「歴史に翻弄される人びと」

 ビルマにおける新年は4月中旬、乾期の終わり近くにある。それゆえ、1月1日はとりわけ特別な日ではない。西暦を使わない社会の1月1日は本来、そうあるべきだろう。しかし、そうだと分かっていても、前日と全く何も変わらない1月1日を迎えると、拍子抜けしてしまう。市内を走るバスはいつものように混雑し、路上の物売りは所狭しと商品を並べている。ビルマの下町の商業地区は、普段と何ら変わりない喧噪が渦巻く。そんなビルマを出て、タイに入って数日経った。今は、首都バンコクを経由し、ビルマ国境が近い、タイの町メソットというところに滞在している。2002年10月から、出たり入ったり、ビルマでの滞在は1年を超えた。 今日1月10日は、タイでは「こどもの日」。しかし、全人口15万人のうち、ビルマ人の人口が半分を占めるメソットでは、子どもの日の雰囲気は、それほど感じない。 国境地帯ではこの時期、空気は乾燥しきっている。朝晩は冷え込むが、日中は突き刺すような太陽光がふり注ぐ。もっとも、ここ数日、曇り空が続いている。ちょっと肌寒い中、何人かの友人に会うため、メソットの町を西に向かってバイクを飛ばした。
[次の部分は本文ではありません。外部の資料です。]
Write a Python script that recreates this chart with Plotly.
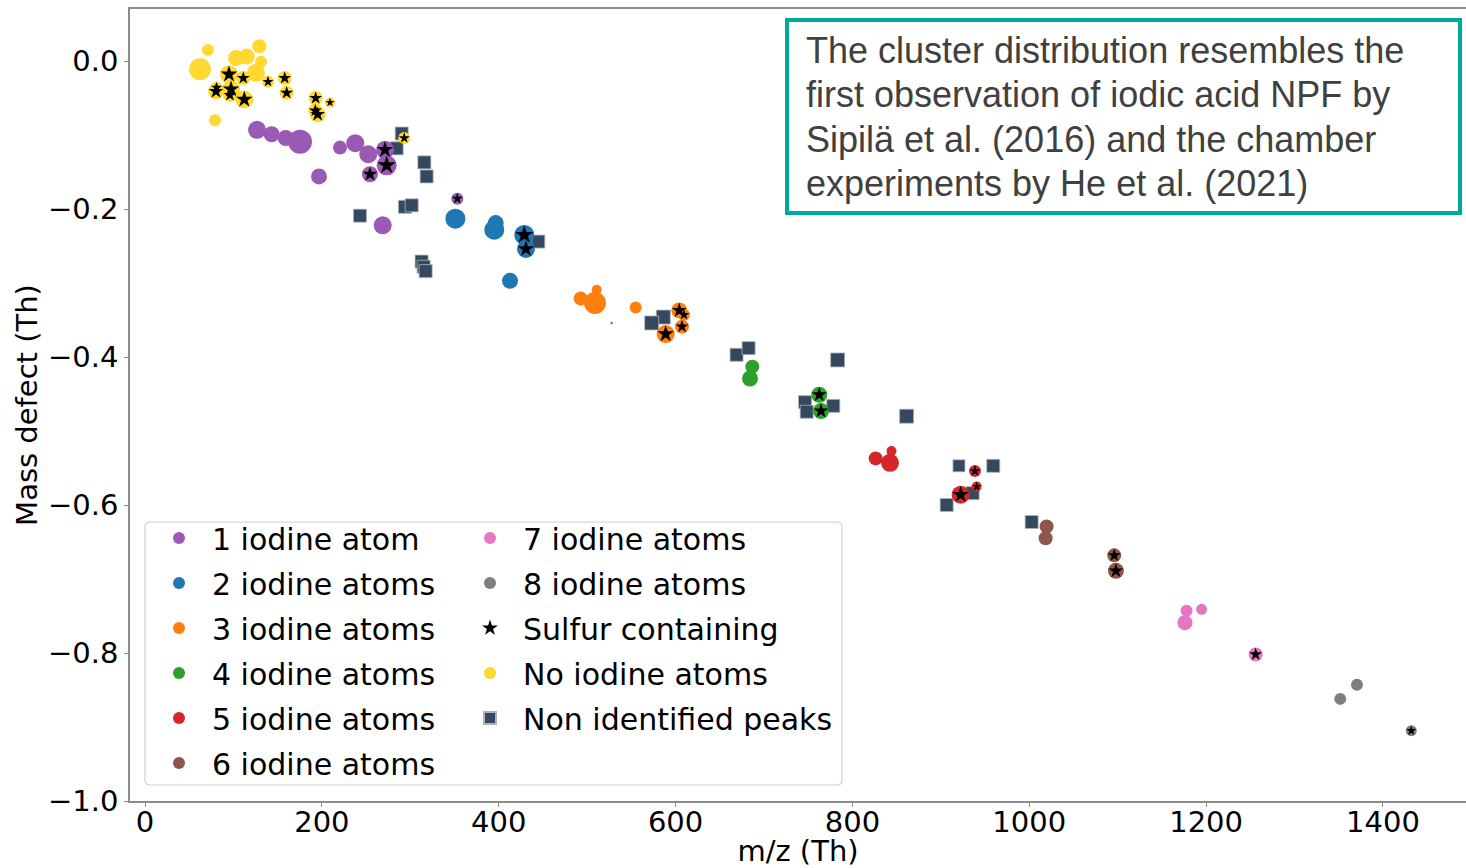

 「何言ってんだ!」 9ヶ月ぶりに会ったビルマ出身のカレン人LM(60)は、想像以上に激高した。私の、「いよいよ変わるんだな」という一言が引き金だったようだ。いつもは流ちょうな英語を話す彼の話は、気が荒くなると、何を言っているのか、全く分からなくなる。目をつり上げ、あたり構わず唾を飛ばし続ける。彼とは12年のつきあいがあるが、相変わらず気の短い闘士のようだ。